REQUIREMENT:
Extract the lines from the first one in the records below through the line containing "5.12, 4.92, 4.52];", keeping both ends and leaving out any pictures.

INFORMATION PROVIDED:
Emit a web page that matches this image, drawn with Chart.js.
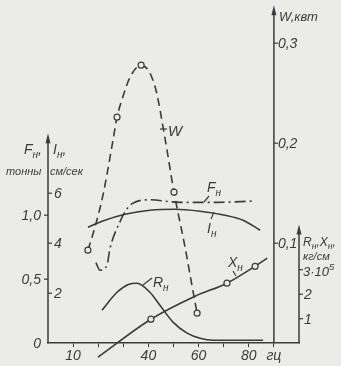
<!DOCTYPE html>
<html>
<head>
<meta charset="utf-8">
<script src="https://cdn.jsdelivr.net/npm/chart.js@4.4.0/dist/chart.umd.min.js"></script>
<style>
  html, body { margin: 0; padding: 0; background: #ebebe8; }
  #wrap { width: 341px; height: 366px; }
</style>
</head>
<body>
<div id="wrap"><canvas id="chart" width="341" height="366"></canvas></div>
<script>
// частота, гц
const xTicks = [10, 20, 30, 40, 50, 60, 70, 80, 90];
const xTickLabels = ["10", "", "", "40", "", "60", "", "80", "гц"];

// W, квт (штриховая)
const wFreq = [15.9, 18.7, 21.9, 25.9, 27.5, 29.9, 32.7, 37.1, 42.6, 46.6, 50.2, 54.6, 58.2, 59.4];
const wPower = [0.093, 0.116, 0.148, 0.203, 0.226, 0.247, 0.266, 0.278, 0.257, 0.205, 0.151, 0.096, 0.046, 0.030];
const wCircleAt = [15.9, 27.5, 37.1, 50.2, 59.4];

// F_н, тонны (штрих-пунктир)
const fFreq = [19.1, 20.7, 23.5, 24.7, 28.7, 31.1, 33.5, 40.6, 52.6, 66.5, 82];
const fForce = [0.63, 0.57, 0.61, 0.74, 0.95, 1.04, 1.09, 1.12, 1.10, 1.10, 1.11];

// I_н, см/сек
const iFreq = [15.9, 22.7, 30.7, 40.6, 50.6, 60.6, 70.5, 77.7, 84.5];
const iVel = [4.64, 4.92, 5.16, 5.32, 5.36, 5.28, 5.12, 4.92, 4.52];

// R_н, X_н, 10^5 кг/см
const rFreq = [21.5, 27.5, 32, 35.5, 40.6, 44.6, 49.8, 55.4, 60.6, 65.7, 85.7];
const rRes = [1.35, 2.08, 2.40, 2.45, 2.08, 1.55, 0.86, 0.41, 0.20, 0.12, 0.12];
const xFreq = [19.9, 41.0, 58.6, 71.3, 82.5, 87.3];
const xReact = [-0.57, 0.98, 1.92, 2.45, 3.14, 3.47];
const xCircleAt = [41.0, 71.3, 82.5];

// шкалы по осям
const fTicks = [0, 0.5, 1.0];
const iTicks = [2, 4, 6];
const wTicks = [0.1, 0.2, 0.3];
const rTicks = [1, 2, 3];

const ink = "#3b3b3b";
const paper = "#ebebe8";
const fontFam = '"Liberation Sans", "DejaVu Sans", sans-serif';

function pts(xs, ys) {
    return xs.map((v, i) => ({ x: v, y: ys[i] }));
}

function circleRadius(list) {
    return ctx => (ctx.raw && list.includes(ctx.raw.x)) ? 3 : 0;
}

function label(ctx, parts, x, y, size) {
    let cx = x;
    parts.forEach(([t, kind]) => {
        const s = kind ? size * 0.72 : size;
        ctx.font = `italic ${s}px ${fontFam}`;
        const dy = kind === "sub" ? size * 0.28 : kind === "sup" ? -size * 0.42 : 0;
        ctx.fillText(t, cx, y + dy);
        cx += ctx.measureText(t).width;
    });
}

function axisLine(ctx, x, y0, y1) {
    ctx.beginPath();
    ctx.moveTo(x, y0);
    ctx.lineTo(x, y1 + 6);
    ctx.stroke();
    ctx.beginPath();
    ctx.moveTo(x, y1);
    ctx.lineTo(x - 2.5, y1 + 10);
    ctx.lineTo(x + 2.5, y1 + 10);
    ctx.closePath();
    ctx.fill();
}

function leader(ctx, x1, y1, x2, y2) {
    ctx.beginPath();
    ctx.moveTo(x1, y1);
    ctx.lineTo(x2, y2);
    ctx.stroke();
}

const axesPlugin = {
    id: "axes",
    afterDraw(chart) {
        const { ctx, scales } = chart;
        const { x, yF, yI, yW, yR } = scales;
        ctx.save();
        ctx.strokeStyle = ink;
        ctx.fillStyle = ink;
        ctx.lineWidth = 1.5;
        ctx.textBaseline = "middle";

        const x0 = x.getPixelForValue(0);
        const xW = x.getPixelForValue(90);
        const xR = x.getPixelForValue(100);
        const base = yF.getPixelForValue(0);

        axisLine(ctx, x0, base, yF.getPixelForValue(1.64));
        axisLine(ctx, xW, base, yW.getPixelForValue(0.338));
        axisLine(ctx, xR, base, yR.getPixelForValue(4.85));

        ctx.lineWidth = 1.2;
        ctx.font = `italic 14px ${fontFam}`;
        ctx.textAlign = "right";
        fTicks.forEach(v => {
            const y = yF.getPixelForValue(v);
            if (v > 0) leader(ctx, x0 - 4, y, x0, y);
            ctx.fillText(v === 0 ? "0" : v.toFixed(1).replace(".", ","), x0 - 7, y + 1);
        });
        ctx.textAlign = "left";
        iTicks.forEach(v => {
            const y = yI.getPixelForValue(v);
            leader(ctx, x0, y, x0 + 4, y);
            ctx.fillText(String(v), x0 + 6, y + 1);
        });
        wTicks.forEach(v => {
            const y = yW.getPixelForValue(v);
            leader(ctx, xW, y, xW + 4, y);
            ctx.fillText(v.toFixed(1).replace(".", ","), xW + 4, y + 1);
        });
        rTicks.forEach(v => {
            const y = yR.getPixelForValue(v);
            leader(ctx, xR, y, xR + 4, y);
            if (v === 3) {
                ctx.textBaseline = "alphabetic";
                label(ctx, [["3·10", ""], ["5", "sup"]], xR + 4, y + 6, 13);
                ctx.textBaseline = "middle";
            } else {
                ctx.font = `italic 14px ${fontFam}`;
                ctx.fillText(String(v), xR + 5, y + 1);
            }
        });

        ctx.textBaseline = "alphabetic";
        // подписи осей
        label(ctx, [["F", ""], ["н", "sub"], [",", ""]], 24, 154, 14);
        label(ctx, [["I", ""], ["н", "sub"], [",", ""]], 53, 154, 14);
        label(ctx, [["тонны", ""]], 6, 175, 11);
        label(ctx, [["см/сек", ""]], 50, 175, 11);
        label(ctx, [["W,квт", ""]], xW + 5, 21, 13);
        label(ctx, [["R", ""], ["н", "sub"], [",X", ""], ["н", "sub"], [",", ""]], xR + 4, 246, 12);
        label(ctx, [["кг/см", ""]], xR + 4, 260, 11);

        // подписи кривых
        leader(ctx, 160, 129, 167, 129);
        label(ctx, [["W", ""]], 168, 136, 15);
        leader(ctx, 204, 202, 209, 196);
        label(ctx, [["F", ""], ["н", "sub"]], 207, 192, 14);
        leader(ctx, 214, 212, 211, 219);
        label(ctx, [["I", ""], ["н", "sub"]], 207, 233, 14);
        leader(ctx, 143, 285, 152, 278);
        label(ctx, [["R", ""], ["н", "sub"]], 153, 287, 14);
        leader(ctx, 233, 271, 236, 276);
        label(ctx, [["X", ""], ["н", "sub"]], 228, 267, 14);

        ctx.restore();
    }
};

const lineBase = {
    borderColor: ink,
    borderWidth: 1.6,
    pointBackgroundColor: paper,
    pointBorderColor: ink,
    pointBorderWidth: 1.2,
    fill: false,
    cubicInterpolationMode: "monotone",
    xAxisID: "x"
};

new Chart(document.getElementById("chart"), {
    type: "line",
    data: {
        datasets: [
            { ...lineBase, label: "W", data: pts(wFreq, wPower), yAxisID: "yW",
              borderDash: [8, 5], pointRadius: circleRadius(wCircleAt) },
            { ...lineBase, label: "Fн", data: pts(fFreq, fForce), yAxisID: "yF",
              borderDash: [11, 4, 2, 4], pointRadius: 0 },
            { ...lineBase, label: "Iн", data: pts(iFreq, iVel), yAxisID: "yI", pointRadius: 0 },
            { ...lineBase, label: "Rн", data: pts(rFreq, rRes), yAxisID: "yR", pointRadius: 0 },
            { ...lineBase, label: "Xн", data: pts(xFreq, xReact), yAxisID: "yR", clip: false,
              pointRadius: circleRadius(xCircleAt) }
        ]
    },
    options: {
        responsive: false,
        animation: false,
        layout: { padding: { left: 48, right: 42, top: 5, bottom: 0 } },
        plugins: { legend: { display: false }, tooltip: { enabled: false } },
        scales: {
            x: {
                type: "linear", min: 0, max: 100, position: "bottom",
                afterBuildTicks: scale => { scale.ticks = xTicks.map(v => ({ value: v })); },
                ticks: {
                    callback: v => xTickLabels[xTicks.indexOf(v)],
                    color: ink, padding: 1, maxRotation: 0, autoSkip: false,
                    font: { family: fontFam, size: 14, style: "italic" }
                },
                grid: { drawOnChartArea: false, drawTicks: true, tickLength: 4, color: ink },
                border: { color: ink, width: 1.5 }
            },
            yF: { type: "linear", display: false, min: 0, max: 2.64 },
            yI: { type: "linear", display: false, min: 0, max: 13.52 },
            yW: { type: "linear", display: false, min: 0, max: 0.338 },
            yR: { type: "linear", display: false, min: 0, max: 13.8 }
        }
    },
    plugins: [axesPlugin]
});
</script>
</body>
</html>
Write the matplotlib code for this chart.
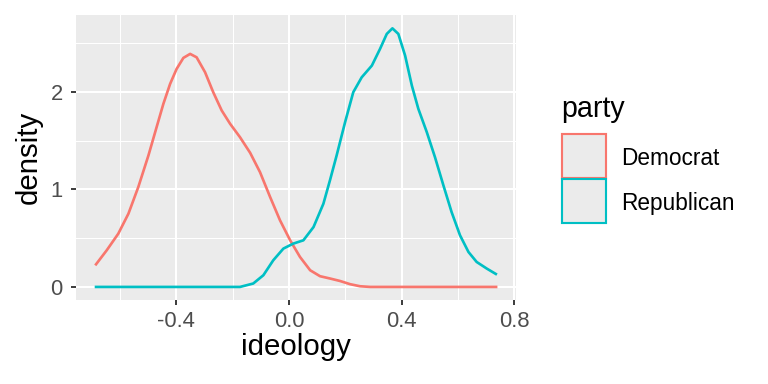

REPLY:
Emit a web page that matches this image, drawn with Chart.js.
<!DOCTYPE html>
<html>
<head>
<meta charset="utf-8">
<script src="https://cdn.jsdelivr.net/npm/chart.js@4.4.0/dist/chart.umd.min.js"></script>
<style>
  html, body { margin: 0; padding: 0; background: #ebebe8; }
  #wrap { width: 341px; height: 366px; }
</style>
</head>
<body>
<div id="wrap"><canvas id="chart" width="341" height="366"></canvas></div>
<script>
// частота, гц
const xTicks = [10, 20, 30, 40, 50, 60, 70, 80, 90];
const xTickLabels = ["10", "", "", "40", "", "60", "", "80", "гц"];

// W, квт (штриховая)
const wFreq = [15.9, 18.7, 21.9, 25.9, 27.5, 29.9, 32.7, 37.1, 42.6, 46.6, 50.2, 54.6, 58.2, 59.4];
const wPower = [0.093, 0.116, 0.148, 0.203, 0.226, 0.247, 0.266, 0.278, 0.257, 0.205, 0.151, 0.096, 0.046, 0.030];
const wCircleAt = [15.9, 27.5, 37.1, 50.2, 59.4];

// F_н, тонны (штрих-пунктир)
const fFreq = [19.1, 20.7, 23.5, 24.7, 28.7, 31.1, 33.5, 40.6, 52.6, 66.5, 82];
const fForce = [0.63, 0.57, 0.61, 0.74, 0.95, 1.04, 1.09, 1.12, 1.10, 1.10, 1.11];

// I_н, см/сек
const iFreq = [15.9, 22.7, 30.7, 40.6, 50.6, 60.6, 70.5, 77.7, 84.5];
const iVel = [4.64, 4.92, 5.16, 5.32, 5.36, 5.28, 5.12, 4.92, 4.52];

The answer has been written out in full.